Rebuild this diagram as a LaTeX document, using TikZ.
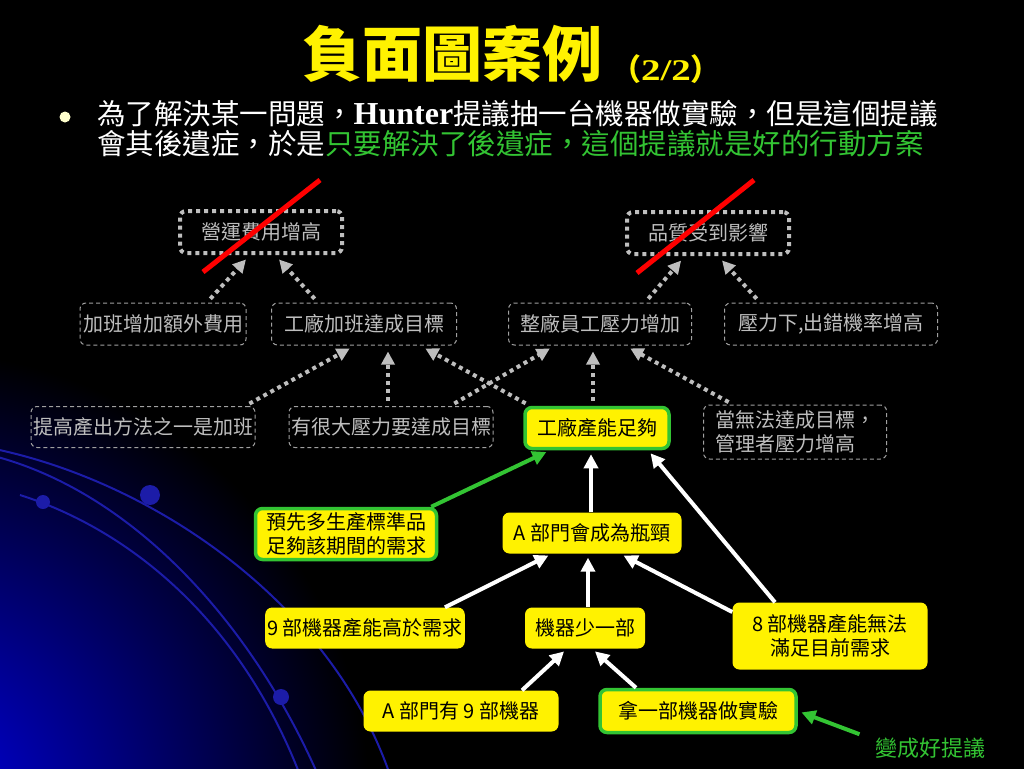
\documentclass[tikz,border=0pt]{standalone}
\usepackage{fontspec}
\setmainfont{Liberation Serif}
\newfontfamily\cjk{Noto Sans CJK TC}
\usetikzlibrary{arrows.meta}
\definecolor{darkgrey}{HTML}{A0A0A0}
\definecolor{textgrey}{HTML}{BEBEBE}
\definecolor{okgreen}{HTML}{33C433}
\definecolor{glowblue}{HTML}{0000E6}
\definecolor{arcblue}{HTML}{1C1CA8}
\definecolor{cream}{HTML}{FFFFCC}
\begin{document}
\begin{tikzpicture}[x=1pt,y=-1pt,
  effect/.style={draw=darkgrey, line width=1pt, dash pattern=on 4pt off 3pt, rounded corners=6pt, text=textgrey, font=\cjk\fontsize{20}{24}\selectfont, align=center, minimum height=42pt, inner sep=2pt},
  result/.style={effect, draw=textgrey, line width=4pt, dash pattern=on 4pt off 4pt},
  cause/.style={fill=yellow, rounded corners=7pt, text=black, font=\cjk\fontsize{20}{24}\selectfont, align=center, minimum height=41pt, inner sep=2pt},
  good/.style={cause, draw=okgreen, line width=3.5pt},
  greyarrow/.style={draw=textgrey, line width=4pt, dash pattern=on 4pt off 4pt, -{Triangle[length=13pt,width=13pt]}, shorten <=5pt, shorten >=6pt},
  whitearrow/.style={draw=white, line width=4pt, -{Triangle[length=14pt,width=14pt]}, shorten >=4pt},
  greenarrow/.style={whitearrow, draw=okgreen},
  strike/.style={draw=red, line width=5pt}]
\useasboundingbox (0,0) rectangle (1024,768);
\fill[black] (-6,-6) rectangle (1030,774);
\begin{scope}
\clip (-6,-6) rectangle (1030,774);
\shade[inner color=glowblue, outer color=black] (-90,810) circle (460);
\draw[arcblue, line width=2pt] (-10,448) .. controls (150,480) and (330,600) .. (390,775);
\draw[arcblue, line width=2pt] (-10,455) .. controls (130,490) and (250,620) .. (318,775);
\draw[arcblue, line width=2pt] (20,495) .. controls (130,530) and (240,620) .. (300,775);
\fill[arcblue] (150,495) circle (10);
\fill[arcblue] (43,502) circle (7);
\fill[arcblue] (281,697) circle (8);
\end{scope}
\node[anchor=base, text=yellow, font=\cjk\bfseries\fontsize{60}{60}\selectfont] (nid18) at (452,77) {負面圖案例};
\node[anchor=base, text=yellow, font=\cjk\bfseries\fontsize{30}{30}\selectfont, inner sep=0pt] (nid19) at (666,80) {（\scalebox{1.3}[1]{\rmfamily\fontsize{30}{30}\selectfont 2/2}）};
\node[circle, fill=cream, inner sep=0pt, minimum size=11pt] (nid21) at (65,117) {};
\node[anchor=north west, inner sep=0pt, align=left, text=white, font=\cjk\fontsize{28.5}{30}\selectfont] (nid20) at (97,100) {為了解決某一問題，{\rmfamily\bfseries\fontsize{32}{30}\selectfont Hunter}提議抽一台機器做實驗，但是這個提議\\會其後遺症，於是\textcolor{okgreen}{只要解決了後遺症，這個提議就是好的行動方案}};
\node[result, minimum width=162pt] (nid0) at (261,232) {營運費用增高};
\node[result, minimum width=162pt] (nid1) at (708,233) {品質受到影響};
\node[effect, minimum width=166pt] (nid2) at (163,324) {加班增加額外費用};
\node[effect, minimum width=185pt] (nid3) at (364,324) {工廠加班達成目標};
\node[effect, minimum width=183pt] (nid4) at (600,324) {整廠員工壓力增加};
\node[effect, minimum width=213pt] (nid5) at (831,324) {壓力下,出錯機率增高};
\node[effect, minimum width=219pt, minimum height=41pt] (nid6) at (143,427) {提高產出方法之一是加班};
\node[effect, minimum width=196pt, minimum height=41pt] (nid7) at (391,427) {有很大壓力要達成目標};
\node[effect, minimum width=183pt, minimum height=54pt, align=left] (nid8) at (795,432) {當無法達成目標，\\管理者壓力增高};
\node[good, minimum width=144pt] (nid9) at (597,428) {工廠產能足夠};
\node[good, minimum width=181pt, minimum height=51pt] (nid10) at (346,534) {預先多生產標準品\\足夠該期間的需求};
\node[cause, minimum width=179pt] (nid11) at (592,533) {A 部門會成為瓶頸};
\node[cause, minimum width=195pt] (nid12) at (365,628) {9 部機器產能高於需求};
\node[cause, minimum width=120pt] (nid13) at (585,628) {機器少一部};
\node[cause, minimum width=195pt, minimum height=67pt] (nid14) at (830,636) {8 部機器產能無法\\滿足目前需求};
\node[cause, minimum width=195pt] (nid15) at (461,711) {A 部門有 9 部機器};
\node[good, minimum width=196pt, minimum height=43pt] (nid16) at (698,711) {拿一部機器做實驗};
\node[text=okgreen, font=\cjk\fontsize{22}{24}\selectfont] (nid17) at (930,748) {變成好提議};
\draw[greyarrow] ([xshift=44pt]nid2.north) -- ([xshift=-11pt]nid0.south);
\draw[greyarrow] ([xshift=-46pt]nid3.north) -- ([xshift=14pt]nid0.south);
\draw[greyarrow] ([xshift=45pt]nid4.north) -- ([xshift=-23pt]nid1.south);
\draw[greyarrow] ([xshift=-71pt]nid5.north) -- ([xshift=10pt]nid1.south);
\draw[greyarrow] ([xshift=102pt]nid6.north) -- ([xshift=-9pt]nid3.south);
\draw[greyarrow] ([xshift=-3pt]nid7.north) -- ([xshift=24pt]nid3.south);
\draw[greyarrow] ([xshift=59pt]nid7.north) -- ([xshift=-45pt]nid4.south);
\draw[greyarrow] ([xshift=-67pt]nid9.north) -- ([xshift=56pt]nid3.south);
\draw[greyarrow] ([xshift=-4pt]nid9.north) -- ([xshift=-7pt]nid4.south);
\draw[greyarrow] ([xshift=-62pt]nid8.north) -- ([xshift=25pt]nid4.south);
\draw[whitearrow] ([xshift=-1pt]nid11.north) -- ([xshift=-6pt]nid9.south);
\draw[whitearrow] ([xshift=3pt]nid13.north) -- ([xshift=-4pt]nid11.south);
\draw[whitearrow] ([xshift=80pt]nid12.north) -- ([xshift=-40pt]nid11.south);
\draw[whitearrow] ([yshift=24pt]nid14.west) -- ([xshift=28pt]nid11.south);
\draw[whitearrow] ([xshift=-55pt]nid14.north) -- ([xshift=51pt]nid9.south);
\draw[whitearrow] ([xshift=61pt]nid15.north) -- ([xshift=-18pt]nid13.south);
\draw[whitearrow] ([xshift=-62pt]nid16.north) -- ([xshift=7pt]nid13.south);
\draw[greenarrow] ([xshift=-7pt]nid10.north east) -- ([xshift=-47pt]nid9.south);
\draw[greenarrow] ([xshift=-12pt]nid17.north west) -- (nid16.east);
\draw[strike] ([xshift=-58pt,yshift=-40pt]nid0.center) -- ([xshift=59pt,yshift=52pt]nid0.center);
\draw[strike] ([xshift=-71pt,yshift=-40pt]nid1.center) -- ([xshift=46pt,yshift=53pt]nid1.center);
\end{tikzpicture}
\end{document}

■ EXERCISE GOAL
Set down all the data again exactly as above, pictures excluded.

■ FINISHED ANSWER
Rebuild this diagram as a LaTeX document, using TikZ.
\documentclass[tikz,border=0pt]{standalone}
\usepackage{fontspec}
\setmainfont{Liberation Serif}
\newfontfamily\cjk{Noto Sans CJK TC}
\usetikzlibrary{arrows.meta}
\definecolor{darkgrey}{HTML}{A0A0A0}
\definecolor{textgrey}{HTML}{BEBEBE}
\definecolor{okgreen}{HTML}{33C433}
\definecolor{glowblue}{HTML}{0000E6}
\definecolor{arcblue}{HTML}{1C1CA8}
\definecolor{cream}{HTML}{FFFFCC}
\begin{document}
\begin{tikzpicture}[x=1pt,y=-1pt,
  effect/.style={draw=darkgrey, line width=1pt, dash pattern=on 4pt off 3pt, rounded corners=6pt, text=textgrey, font=\cjk\fontsize{20}{24}\selectfont, align=center, minimum height=42pt, inner sep=2pt},
  result/.style={effect, draw=textgrey, line width=4pt, dash pattern=on 4pt off 4pt},
  cause/.style={fill=yellow, rounded corners=7pt, text=black, font=\cjk\fontsize{20}{24}\selectfont, align=center, minimum height=41pt, inner sep=2pt},
  good/.style={cause, draw=okgreen, line width=3.5pt},
  greyarrow/.style={draw=textgrey, line width=4pt, dash pattern=on 4pt off 4pt, -{Triangle[length=13pt,width=13pt]}, shorten <=5pt, shorten >=6pt},
  whitearrow/.style={draw=white, line width=4pt, -{Triangle[length=14pt,width=14pt]}, shorten >=4pt},
  greenarrow/.style={whitearrow, draw=okgreen},
  strike/.style={draw=red, line width=5pt}]
\useasboundingbox (0,0) rectangle (1024,768);
\fill[black] (-6,-6) rectangle (1030,774);
\begin{scope}
\clip (-6,-6) rectangle (1030,774);
\shade[inner color=glowblue, outer color=black] (-90,810) circle (460);
\draw[arcblue, line width=2pt] (-10,448) .. controls (150,480) and (330,600) .. (390,775);
\draw[arcblue, line width=2pt] (-10,455) .. controls (130,490) and (250,620) .. (318,775);
\draw[arcblue, line width=2pt] (20,495) .. controls (130,530) and (240,620) .. (300,775);
\fill[arcblue] (150,495) circle (10);
\fill[arcblue] (43,502) circle (7);
\fill[arcblue] (281,697) circle (8);
\end{scope}
\node[anchor=base, text=yellow, font=\cjk\bfseries\fontsize{60}{60}\selectfont] (nid18) at (452,77) {負面圖案例};
\node[anchor=base, text=yellow, font=\cjk\bfseries\fontsize{30}{30}\selectfont, inner sep=0pt] (nid19) at (666,80) {（\scalebox{1.3}[1]{\rmfamily\fontsize{30}{30}\selectfont 2/2}）};
\node[circle, fill=cream, inner sep=0pt, minimum size=11pt] (nid21) at (65,117) {};
\node[anchor=north west, inner sep=0pt, align=left, text=white, font=\cjk\fontsize{28.5}{30}\selectfont] (nid20) at (97,100) {為了解決某一問題，{\rmfamily\bfseries\fontsize{32}{30}\selectfont Hunter}提議抽一台機器做實驗，但是這個提議\\會其後遺症，於是\textcolor{okgreen}{只要解決了後遺症，這個提議就是好的行動方案}};
\node[result, minimum width=162pt] (nid0) at (261,232) {營運費用增高};
\node[result, minimum width=162pt] (nid1) at (708,233) {品質受到影響};
\node[effect, minimum width=166pt] (nid2) at (163,324) {加班增加額外費用};
\node[effect, minimum width=185pt] (nid3) at (364,324) {工廠加班達成目標};
\node[effect, minimum width=183pt] (nid4) at (600,324) {整廠員工壓力增加};
\node[effect, minimum width=213pt] (nid5) at (831,324) {壓力下,出錯機率增高};
\node[effect, minimum width=219pt, minimum height=41pt] (nid6) at (143,427) {提高產出方法之一是加班};
\node[effect, minimum width=196pt, minimum height=41pt] (nid7) at (391,427) {有很大壓力要達成目標};
\node[effect, minimum width=183pt, minimum height=54pt, align=left] (nid8) at (795,432) {當無法達成目標，\\管理者壓力增高};
\node[good, minimum width=144pt] (nid9) at (597,428) {工廠產能足夠};
\node[good, minimum width=181pt, minimum height=51pt] (nid10) at (346,534) {預先多生產標準品\\足夠該期間的需求};
\node[cause, minimum width=179pt] (nid11) at (592,533) {A 部門會成為瓶頸};
\node[cause, minimum width=195pt] (nid12) at (365,628) {9 部機器產能高於需求};
\node[cause, minimum width=120pt] (nid13) at (585,628) {機器少一部};
\node[cause, minimum width=195pt, minimum height=67pt] (nid14) at (830,636) {8 部機器產能無法\\滿足目前需求};
\node[cause, minimum width=195pt] (nid15) at (461,711) {A 部門有 9 部機器};
\node[good, minimum width=196pt, minimum height=43pt] (nid16) at (698,711) {拿一部機器做實驗};
\node[text=okgreen, font=\cjk\fontsize{22}{24}\selectfont] (nid17) at (930,748) {變成好提議};
\draw[greyarrow] ([xshift=44pt]nid2.north) -- ([xshift=-11pt]nid0.south);
\draw[greyarrow] ([xshift=-46pt]nid3.north) -- ([xshift=14pt]nid0.south);
\draw[greyarrow] ([xshift=45pt]nid4.north) -- ([xshift=-23pt]nid1.south);
\draw[greyarrow] ([xshift=-71pt]nid5.north) -- ([xshift=10pt]nid1.south);
\draw[greyarrow] ([xshift=102pt]nid6.north) -- ([xshift=-9pt]nid3.south);
\draw[greyarrow] ([xshift=-3pt]nid7.north) -- ([xshift=24pt]nid3.south);
\draw[greyarrow] ([xshift=59pt]nid7.north) -- ([xshift=-45pt]nid4.south);
\draw[greyarrow] ([xshift=-67pt]nid9.north) -- ([xshift=56pt]nid3.south);
\draw[greyarrow] ([xshift=-4pt]nid9.north) -- ([xshift=-7pt]nid4.south);
\draw[greyarrow] ([xshift=-62pt]nid8.north) -- ([xshift=25pt]nid4.south);
\draw[whitearrow] ([xshift=-1pt]nid11.north) -- ([xshift=-6pt]nid9.south);
\draw[whitearrow] ([xshift=3pt]nid13.north) -- ([xshift=-4pt]nid11.south);
\draw[whitearrow] ([xshift=80pt]nid12.north) -- ([xshift=-40pt]nid11.south);
\draw[whitearrow] ([yshift=24pt]nid14.west) -- ([xshift=28pt]nid11.south);
\draw[whitearrow] ([xshift=-55pt]nid14.north) -- ([xshift=51pt]nid9.south);
\draw[whitearrow] ([xshift=61pt]nid15.north) -- ([xshift=-18pt]nid13.south);
\draw[whitearrow] ([xshift=-62pt]nid16.north) -- ([xshift=7pt]nid13.south);
\draw[greenarrow] ([xshift=-7pt]nid10.north east) -- ([xshift=-47pt]nid9.south);
\draw[greenarrow] ([xshift=-12pt]nid17.north west) -- (nid16.east);
\draw[strike] ([xshift=-58pt,yshift=-40pt]nid0.center) -- ([xshift=59pt,yshift=52pt]nid0.center);
\draw[strike] ([xshift=-71pt,yshift=-40pt]nid1.center) -- ([xshift=46pt,yshift=53pt]nid1.center);
\end{tikzpicture}
\end{document}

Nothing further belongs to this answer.